[Charts and diagrams as code]
#####

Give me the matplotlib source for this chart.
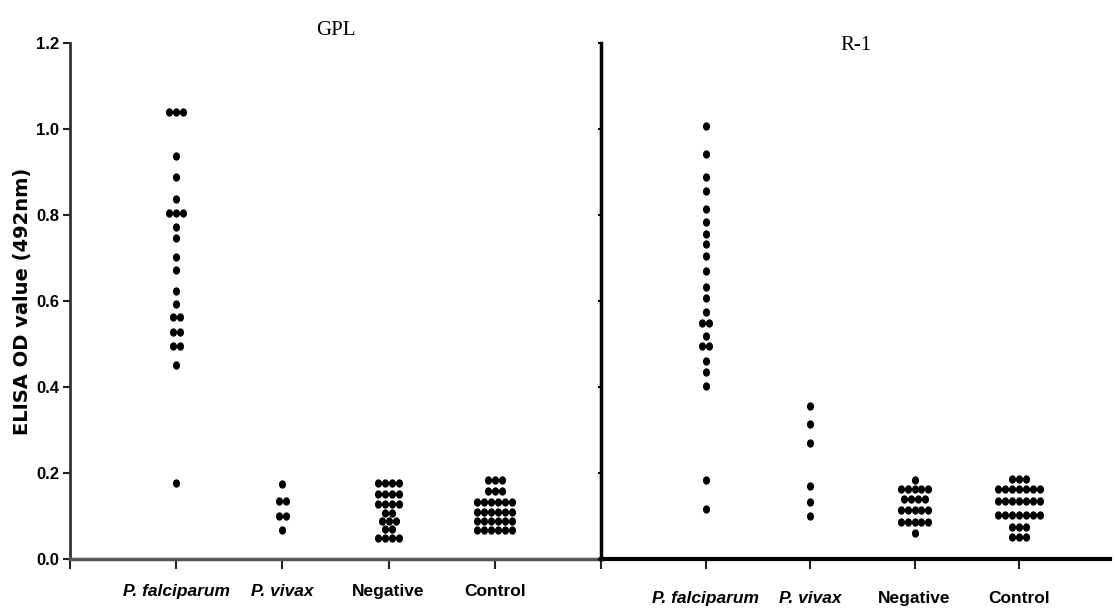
import numpy as np
import matplotlib
matplotlib.use('Agg')
import matplotlib.pyplot as plt
from matplotlib.path import Path
from matplotlib.transforms import Affine2D
from collections import Counter

# =============================================================================
# Data (ELISA OD values at 492nm)
# =============================================================================
groups = ['P. falciparum', 'P. vivax', 'Negative', 'Control']

gpl_falciparum = [1.04, 1.04, 1.04, 0.937, 0.888, 0.837, 0.805, 0.805, 0.805,
                  0.772, 0.747, 0.702, 0.672, 0.623, 0.593, 0.563, 0.563,
                  0.528, 0.528, 0.495, 0.495, 0.451, 0.177]
gpl_vivax = [0.175, 0.135, 0.135, 0.10, 0.10, 0.067]
gpl_negative = [0.177, 0.177, 0.177, 0.177, 0.152, 0.152, 0.152, 0.152,
                0.128, 0.128, 0.128, 0.128, 0.108, 0.108, 0.088, 0.088, 0.088,
                0.07, 0.07, 0.05, 0.05, 0.05, 0.05]
gpl_control = [0.184, 0.184, 0.184, 0.158, 0.158, 0.158,
               0.133, 0.133, 0.133, 0.133, 0.133, 0.133,
               0.109, 0.109, 0.109, 0.109, 0.109, 0.109,
               0.088, 0.088, 0.088, 0.088, 0.088, 0.088,
               0.067, 0.067, 0.067, 0.067, 0.067, 0.067]

r1_falciparum = [1.007, 0.942, 0.888, 0.856, 0.814, 0.784, 0.756, 0.733,
                 0.705, 0.670, 0.633, 0.607, 0.574, 0.549, 0.549, 0.519,
                 0.495, 0.495, 0.460, 0.435, 0.402, 0.184, 0.116]
r1_vivax = [0.356, 0.314, 0.270, 0.170, 0.133, 0.100]
r1_negative = [0.184, 0.163, 0.163, 0.163, 0.163, 0.163,
               0.140, 0.140, 0.140, 0.140,
               0.114, 0.114, 0.114, 0.114, 0.114,
               0.086, 0.086, 0.086, 0.086, 0.086, 0.060]
r1_control = [0.186, 0.186, 0.186,
              0.163, 0.163, 0.163, 0.163, 0.163, 0.163, 0.163,
              0.135, 0.135, 0.135, 0.135, 0.135, 0.135, 0.135,
              0.102, 0.102, 0.102, 0.102, 0.102, 0.102, 0.102,
              0.075, 0.075, 0.075, 0.051, 0.051, 0.051]

gpl_data = [gpl_falciparum, gpl_vivax, gpl_negative, gpl_control]
r1_data = [r1_falciparum, r1_vivax, r1_negative, r1_control]

yticks = [0.0, 0.2, 0.4, 0.6, 0.8, 1.0, 1.2]


def spread(values, step=0.066):
    '''
    spread
    Places tied values side by side, centred on the group position
    '''
    totals = Counter(values)
    seen = {}
    offsets = []
    for v in values:
        k = seen.get(v, 0)
        seen[v] = k + 1
        offsets.append((k - (totals[v] - 1) / 2.0) * step)
    return np.array(offsets)


# slightly tall dots, as in the scanned figure
dot = Path.unit_circle().transformed(Affine2D().scale(0.82, 1.0))

label_font = dict(family='Liberation Sans', weight='bold', size=12.5)

# =============================================================================
# Figure
# =============================================================================
fig = plt.figure(figsize=(11.15, 6.08), dpi=100)
ax1 = fig.add_axes([70 / 1115, 49 / 608, 531 / 1115, 516 / 608])
ax2 = fig.add_axes([601 / 1115, 49 / 608, 509 / 1115, 516 / 608])

for ax, data in [(ax1, gpl_data), (ax2, r1_data)]:
    for i, vals in enumerate(data):
        x = i + 1 + spread(vals)
        ax.plot(x, vals, linestyle='none', marker=dot, markersize=5.0,
                color='black', clip_on=False)
    ax.set_ylim(0, 1.2)
    ax.set_yticks(yticks)
    ax.set_xticks([0, 1, 2, 3, 4])
    ax.set_xticklabels([''] + groups, fontdict=label_font)
    for lab in ax.get_xticklabels()[1:3]:
        lab.set_style('italic')
    ax.spines['top'].set_visible(False)
    ax.spines['right'].set_visible(False)
    ax.tick_params(axis='x', length=7, width=1.5, color='#222222')

ax1.set_xlim(0, 5)
ax2.set_xlim(0, 4.87)

# left panel
ax1.set_yticklabels(['%.1f' % t for t in yticks],
                    fontdict=dict(family='Liberation Sans', weight='bold', size=12))
ax1.tick_params(axis='y', length=5, width=1.5, color='#222222', pad=3)
ax1.tick_params(axis='x', pad=11)
ax1.spines['left'].set_linewidth(2)
ax1.spines['left'].set_color('#333333')
ax1.spines['bottom'].set_linewidth(2.5)
ax1.spines['bottom'].set_color('#555555')
ax1.set_ylabel('ELISA OD value (492nm)', family='DejaVu Sans',
               weight='bold', size=14, labelpad=3)
ax1.text(0.5, 1.025, 'GPL', transform=ax1.transAxes, ha='center',
         va='center', family='Liberation Serif', size=15)

# right panel
ax2.set_yticklabels([])
ax2.tick_params(axis='y', length=2, width=1.5, color='black')
ax2.tick_params(axis='x', pad=16)
ax2.spines['left'].set_linewidth(2.5)
ax2.spines['left'].set_color('black')
ax2.spines['bottom'].set_linewidth(3)
ax2.spines['bottom'].set_color('black')
ax2.text(0.5, 0.996, 'R-1', transform=ax2.transAxes, ha='center',
         va='center', family='Liberation Serif', size=15)

fig.savefig('out.png', dpi=100)
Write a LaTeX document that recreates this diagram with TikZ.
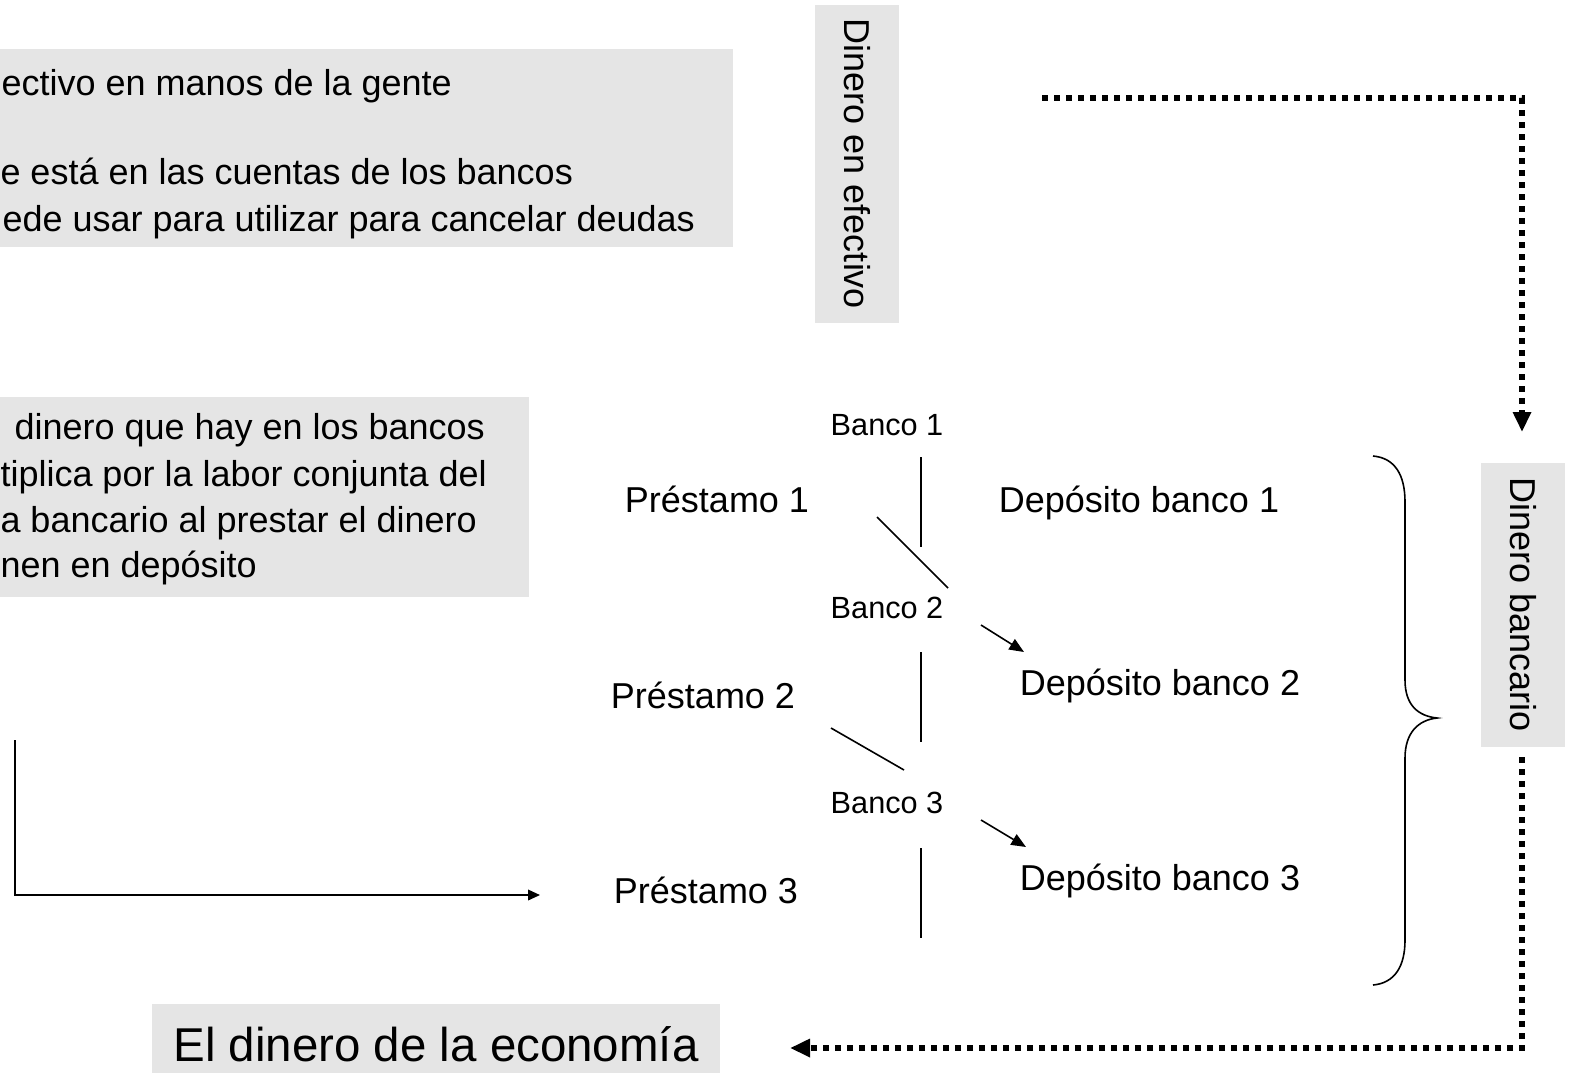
\documentclass[tikz,border=0pt]{standalone}
\usepackage{fontspec}
\setmainfont{Liberation Sans}
\usetikzlibrary{arrows.meta}
\definecolor{boxgray}{RGB}{229,229,229}

\tikzset{every picture/.style={line width=0.75pt}}
\tikzset{
  txt/.style={anchor=base west,inner sep=0pt,font=\fontsize{27}{32}\selectfont},
  lbl/.style={anchor=base,inner sep=0pt,font=\fontsize{27}{32}\selectfont},
  bank/.style={anchor=base,inner sep=0pt,font=\fontsize{23}{27}\selectfont},
  vbox/.style={fill=boxgray,inner sep=0pt,rotate=-90,minimum height=63pt,font=\fontsize{27}{32}\selectfont},
  thinline/.style={line width=1.2pt},
  dotline/.style={line width=4.2pt,dash pattern=on 4.2pt off 4.8pt},
}

\begin{document}
\begin{tikzpicture}[x=0.75pt,y=0.75pt,yscale=-1,xscale=1]
\useasboundingbox (0,0) rectangle (1573,1072);
\clip (0,0) rectangle (1573,1072);

%Shape: Rectangle
\fill [boxgray] (-10,49) rectangle (733,247);
%Shape: Rectangle
\fill [boxgray] (-10,397) rectangle (529,597);
%Shape: Rectangle
\fill [boxgray] (152,1004) rectangle (720,1080);

% Text Node
\node [txt] (efa) at (1,95) {ectivo en manos de la gente};
\node [txt] (efb) at (0,184) {e está en las cuentas de los bancos};
\node [txt] (efc) at (2,231) {ede usar para utilizar para cancelar deudas};
% Text Node
\node [txt] (mla) at (14,439) {dinero que hay en los bancos};
\node [txt] (mlb) at (0,486) {tiplica por la labor conjunta del};
\node [txt] (mlc) at (0,532) {a bancario al prestar el dinero};
\node [txt] (mld) at (0,577) {nen en depósito};

% Text Node
\node [vbox,minimum width=238.5pt] (efectivo) at (857,164) {Dinero en efectivo};
\node [vbox,minimum width=213pt] (bancario) at (1523,605) {Dinero bancario};
\node [anchor=base,inner sep=0pt,font=\fontsize{35.6}{40}\selectfont] (economia) at (436,1061) {El dinero de la economía};

% Text Node
\node [bank] (b1) at (887,435) {Banco 1};
\node [bank] (b2) at (887,618) {Banco 2};
\node [bank] (b3) at (887,813) {Banco 3};
\node [lbl] (p1) at (717,512) {Préstamo 1};
\node [lbl] (p2) at (703,708) {Préstamo 2};
\node [lbl] (p3) at (706,903) {Préstamo 3};
\node [lbl] (d1) at (1139,512) {Depósito banco 1};
\node [lbl] (d2) at (1160,695) {Depósito banco 2};
\node [lbl] (d3) at (1160,890) {Depósito banco 3};

% end points
\coordinate (v1a) at (921,457); \coordinate (v1b) at (921,547);
\coordinate (v2a) at (921,652); \coordinate (v2b) at (921,742);
\coordinate (v3a) at (921,848); \coordinate (v3b) at (921,938);
\coordinate (p1b) at (877,517); \coordinate (b2t) at (948,588);
\coordinate (p2b) at (831,728); \coordinate (b3t) at (904,770);
\coordinate (b2r) at (981,625); \coordinate (d2l) at (1024,652);
\coordinate (b3r) at (981,820); \coordinate (d3l) at (1026,847);
\coordinate (lt) at (15,740); \coordinate (lc) at (15,895); \coordinate (p3l) at (540,895);
\coordinate (ta) at (1042,98); \coordinate (tc) at (1522,98); \coordinate (te) at (1522,432);
\coordinate (ba) at (1522,757); \coordinate (bc) at (1522,1048); \coordinate (be) at (790,1048);

%Straight Lines
\draw [thinline] (v1a) -- (v1b);
\draw [thinline] (v2a) -- (v2b);
\draw [thinline] (v3a) -- (v3b);
\draw [thinline] (p1b) -- (b2t);
\draw [thinline] (p2b) -- (b3t);
\draw [thinline,-{Triangle[length=11pt,width=9pt]}] (b2r) -- (d2l);
\draw [thinline,-{Triangle[length=11pt,width=9pt]}] (b3r) -- (d3l);
\draw [thinline,-{Triangle[length=9pt,width=8pt]}] (lt) -- (lc) -- (p3l);

%Shape: Brace
\draw [thinline] (1373,456) .. controls (1395,458) and (1405,475) .. (1405,502) -- (1405,680) .. controls (1405,705) and (1418,716) .. (1437,718) .. controls (1418,720) and (1405,733) .. (1405,758) -- (1405,940) .. controls (1405,966) and (1395,983) .. (1373,985);

%Dotted Lines
\draw [dotline,-{Triangle[length=15pt,width=13pt]}] (ta) -- (tc) -- (te);
\draw [dotline,-{Triangle[length=15pt,width=13pt]}] (ba) -- (bc) -- (be);
\end{tikzpicture}
\end{document}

#####

Pictures excluded, give again exactly and only the lines of the material above from the line with "Write a LaTeX" through the line with "(economia) at (436,1061)".

Write a LaTeX document that recreates this diagram with TikZ.
\documentclass[tikz,border=0pt]{standalone}
\usepackage{fontspec}
\setmainfont{Liberation Sans}
\usetikzlibrary{arrows.meta}
\definecolor{boxgray}{RGB}{229,229,229}

\tikzset{every picture/.style={line width=0.75pt}}
\tikzset{
  txt/.style={anchor=base west,inner sep=0pt,font=\fontsize{27}{32}\selectfont},
  lbl/.style={anchor=base,inner sep=0pt,font=\fontsize{27}{32}\selectfont},
  bank/.style={anchor=base,inner sep=0pt,font=\fontsize{23}{27}\selectfont},
  vbox/.style={fill=boxgray,inner sep=0pt,rotate=-90,minimum height=63pt,font=\fontsize{27}{32}\selectfont},
  thinline/.style={line width=1.2pt},
  dotline/.style={line width=4.2pt,dash pattern=on 4.2pt off 4.8pt},
}

\begin{document}
\begin{tikzpicture}[x=0.75pt,y=0.75pt,yscale=-1,xscale=1]
\useasboundingbox (0,0) rectangle (1573,1072);
\clip (0,0) rectangle (1573,1072);

%Shape: Rectangle
\fill [boxgray] (-10,49) rectangle (733,247);
%Shape: Rectangle
\fill [boxgray] (-10,397) rectangle (529,597);
%Shape: Rectangle
\fill [boxgray] (152,1004) rectangle (720,1080);

% Text Node
\node [txt] (efa) at (1,95) {ectivo en manos de la gente};
\node [txt] (efb) at (0,184) {e está en las cuentas de los bancos};
\node [txt] (efc) at (2,231) {ede usar para utilizar para cancelar deudas};
% Text Node
\node [txt] (mla) at (14,439) {dinero que hay en los bancos};
\node [txt] (mlb) at (0,486) {tiplica por la labor conjunta del};
\node [txt] (mlc) at (0,532) {a bancario al prestar el dinero};
\node [txt] (mld) at (0,577) {nen en depósito};

% Text Node
\node [vbox,minimum width=238.5pt] (efectivo) at (857,164) {Dinero en efectivo};
\node [vbox,minimum width=213pt] (bancario) at (1523,605) {Dinero bancario};
\node [anchor=base,inner sep=0pt,font=\fontsize{35.6}{40}\selectfont] (economia) at (436,1061) {El dinero de la economía};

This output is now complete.